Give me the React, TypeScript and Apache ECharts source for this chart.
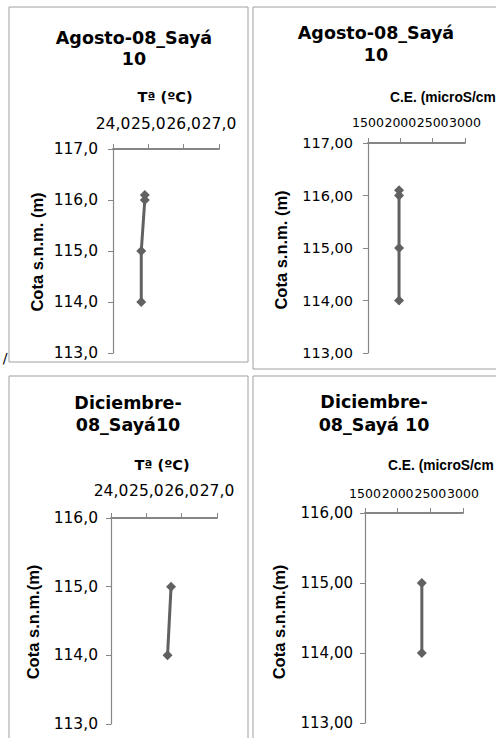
import React, { useEffect, useRef } from "react";
import * as echarts from "echarts";

// ---- Data ----
const agoTempCota = [116.1, 116.0, 115.0, 114.0];
const agoTempVal = [24.9, 24.9, 24.8, 24.8];
const agoCeCota = [116.1, 116.0, 115.0, 114.0];
const agoCeVal = [1980, 1980, 1980, 1980];
const dicTempCota = [115.0, 114.0];
const dicTempVal = [25.7, 25.6];
const dicCeCota = [115.0, 114.0];
const dicCeVal = [2370, 2370];

const titlesLine1 = ["Agosto-08_Sayá", "Agosto-08_Sayá", "Diciembre-", "Diciembre-"];
const titlesLine2 = ["10", "10", "08_Sayá10", "08_Sayá 10"];
const xTitles = ["Tª (ºC)", "C.E. (microS/cm", "Tª (ºC)", "C.E. (microS/cm"];
const yTitles = ["Cota s.n.m. (m)", "Cota s.n.m. (m)", "Cota s.n.m.(m)", "Cota s.n.m.(m)"];

const FONT = "DejaVu Sans";
const ARIAL = "Liberation Sans";
const AXIS = "#868686";
const LINE = "#616161";

const fmt = (d: number) => (v: number) => v.toFixed(d).replace(".", ",");

export default function App() {
  const ref = useRef<HTMLDivElement>(null);
  useEffect(() => {
    if (!ref.current) return;
    const chart = echarts.init(ref.current, null, { renderer: "svg" });

    const grids = [
      { left: 113, top: 149, width: 106, height: 204 },
      { left: 368, top: 143, width: 97, height: 210 },
      { left: 111, top: 518, width: 106, height: 206 },
      { left: 365, top: 513, width: 98, height: 210 },
    ];
    const xCfg = [
      { min: 24, max: 27, interval: 1, dec: 1, fs: 15.5, margin: 17 },
      { min: 1500, max: 3000, interval: 500, dec: 0, fs: 12.5, margin: 14 },
      { min: 24, max: 27, interval: 1, dec: 1, fs: 15.5, margin: 19 },
      { min: 1500, max: 3000, interval: 500, dec: 0, fs: 12.5, margin: 13 },
    ];
    const yCfg = [
      { min: 113, max: 117, dec: 1, fs: 15.5, margin: 15 },
      { min: 113, max: 117, dec: 2, fs: 14.5, margin: 15 },
      { min: 113, max: 116, dec: 1, fs: 15.5, margin: 13 },
      { min: 113, max: 116, dec: 2, fs: 15, margin: 12 },
    ];

    const xAxis = xCfg.map((c, i) => ({
      type: "value",
      gridIndex: i,
      position: "top",
      min: c.min,
      max: c.max,
      interval: c.interval,
      splitLine: { show: false },
      axisLine: { show: true, onZero: false, lineStyle: { color: AXIS, width: 1.8 } },
      axisTick: { show: true, length: 5, lineStyle: { color: AXIS } },
      axisLabel: {
        show: true,
        interval: 0,
        hideOverlap: false,
        showMinLabel: true,
        showMaxLabel: true,
        fontFamily: FONT,
        fontSize: c.fs,
        color: "#000",
        margin: c.margin,
        formatter: c.dec > 0 ? fmt(c.dec) : (v: number) => String(v),
      },
    }));
    const yAxis = yCfg.map((c, i) => ({
      type: "value",
      gridIndex: i,
      min: c.min,
      max: c.max,
      interval: 1,
      splitLine: { show: false },
      axisLine: { show: true, onZero: false, lineStyle: { color: AXIS, width: 1.2 } },
      axisTick: { show: true, length: 5, lineStyle: { color: AXIS } },
      axisLabel: {
        show: true,
        interval: 0,
        hideOverlap: false,
        showMinLabel: true,
        showMaxLabel: true,
        fontFamily: FONT,
        fontSize: c.fs,
        color: "#000",
        margin: c.margin,
        formatter: fmt(c.dec),
      },
    }));

    const pairs = [
      [agoTempVal, agoTempCota],
      [agoCeVal, agoCeCota],
      [dicTempVal, dicTempCota],
      [dicCeVal, dicCeCota],
    ];
    const series = pairs.map(([xs, ys], i) => ({
      type: "line",
      xAxisIndex: i,
      yAxisIndex: i,
      data: xs.map((x, k) => [x, ys[k]]),
      symbol: "diamond",
      symbolSize: 10,
      lineStyle: { color: LINE, width: 3 },
      itemStyle: { color: LINE },
    }));

    const panels = [
      { x: 9, y: 7, w: 239, h: 355 },
      { x: 253, y: 7, w: 260, h: 362 },
      { x: 9, y: 376, w: 239, h: 400 },
      { x: 253, y: 376, w: 260, h: 400 },
    ];
    const titlePos = [
      { x: 134, y1: 38, y2: 59 },
      { x: 376, y1: 33, y2: 55 },
      { x: 128, y1: 403, y2: 425 },
      { x: 374, y1: 402, y2: 425 },
    ];
    const xTitleStyle = [
      { x: 165, y: 97, align: "center", font: `bold 14.5px "${FONT}"` },
      { x: 390, y: 97, align: "left", font: `bold 13.8px "${ARIAL}"` },
      { x: 162, y: 465, align: "center", font: `bold 14.5px "${FONT}"` },
      { x: 388, y: 465, align: "left", font: `bold 13.8px "${ARIAL}"` },
    ];
    const yTitlePos = [
      { x: 37, y: 252 },
      { x: 281, y: 250 },
      { x: 33, y: 622 },
      { x: 279, y: 622 },
    ];

    const graphic: any[] = [];
    panels.forEach((p) => {
      graphic.push({
        type: "rect",
        shape: { x: p.x, y: p.y, width: p.w, height: p.h },
        style: { fill: "none", stroke: "#a0a0a0", lineWidth: 1 },
        z: -1,
      });
    });
    titlePos.forEach((t, i) => {
      [titlesLine1[i], titlesLine2[i]].forEach((txt, j) => {
        graphic.push({
          type: "text",
          x: t.x,
          y: j === 0 ? t.y1 : t.y2,
          style: {
            text: txt,
            font: `bold 17.5px "${FONT}"`,
            fill: "#000",
            align: "center",
            verticalAlign: "middle",
          },
        });
      });
    });
    xTitleStyle.forEach((t, i) => {
      graphic.push({
        type: "text",
        x: t.x,
        y: t.y,
        style: {
          text: xTitles[i],
          font: t.font,
          fill: "#000",
          align: t.align,
          verticalAlign: "middle",
        },
      });
    });
    yTitlePos.forEach((t, i) => {
      graphic.push({
        type: "text",
        x: t.x,
        y: t.y,
        rotation: Math.PI / 2,
        style: {
          text: yTitles[i],
          font: `bold 16.5px "${ARIAL}"`,
          fill: "#000",
          align: "center",
          verticalAlign: "middle",
        },
      });
    });
    graphic.push({
      type: "text",
      x: 5,
      y: 358,
      style: {
        text: "/",
        font: `14px "${FONT}"`,
        fill: "#000",
        align: "center",
        verticalAlign: "middle",
      },
    });

    chart.setOption({
      animation: false,
      backgroundColor: "#fff",
      grid: grids,
      xAxis,
      yAxis,
      series,
      graphic,
    } as any);

    return () => chart.dispose();
  }, []);

  return (
    <div
      ref={ref}
      style={{ position: "absolute", left: 0, top: 0, width: 496, height: 738, overflow: "hidden" }}
    />
  );
}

☆ ☆ ☆ ☆ ☆ ☆ ☆

Starting at the first line of the material, output exactly the lines up to and including the one with "const fmt = (d: number)". Do not include the pictures.

Give me the React, TypeScript and Apache ECharts source for this chart.
import React, { useEffect, useRef } from "react";
import * as echarts from "echarts";

// ---- Data ----
const agoTempCota = [116.1, 116.0, 115.0, 114.0];
const agoTempVal = [24.9, 24.9, 24.8, 24.8];
const agoCeCota = [116.1, 116.0, 115.0, 114.0];
const agoCeVal = [1980, 1980, 1980, 1980];
const dicTempCota = [115.0, 114.0];
const dicTempVal = [25.7, 25.6];
const dicCeCota = [115.0, 114.0];
const dicCeVal = [2370, 2370];

const titlesLine1 = ["Agosto-08_Sayá", "Agosto-08_Sayá", "Diciembre-", "Diciembre-"];
const titlesLine2 = ["10", "10", "08_Sayá10", "08_Sayá 10"];
const xTitles = ["Tª (ºC)", "C.E. (microS/cm", "Tª (ºC)", "C.E. (microS/cm"];
const yTitles = ["Cota s.n.m. (m)", "Cota s.n.m. (m)", "Cota s.n.m.(m)", "Cota s.n.m.(m)"];

const FONT = "DejaVu Sans";
const ARIAL = "Liberation Sans";
const AXIS = "#868686";
const LINE = "#616161";

const fmt = (d: number) => (v: number) => v.toFixed(d).replace(".", ",");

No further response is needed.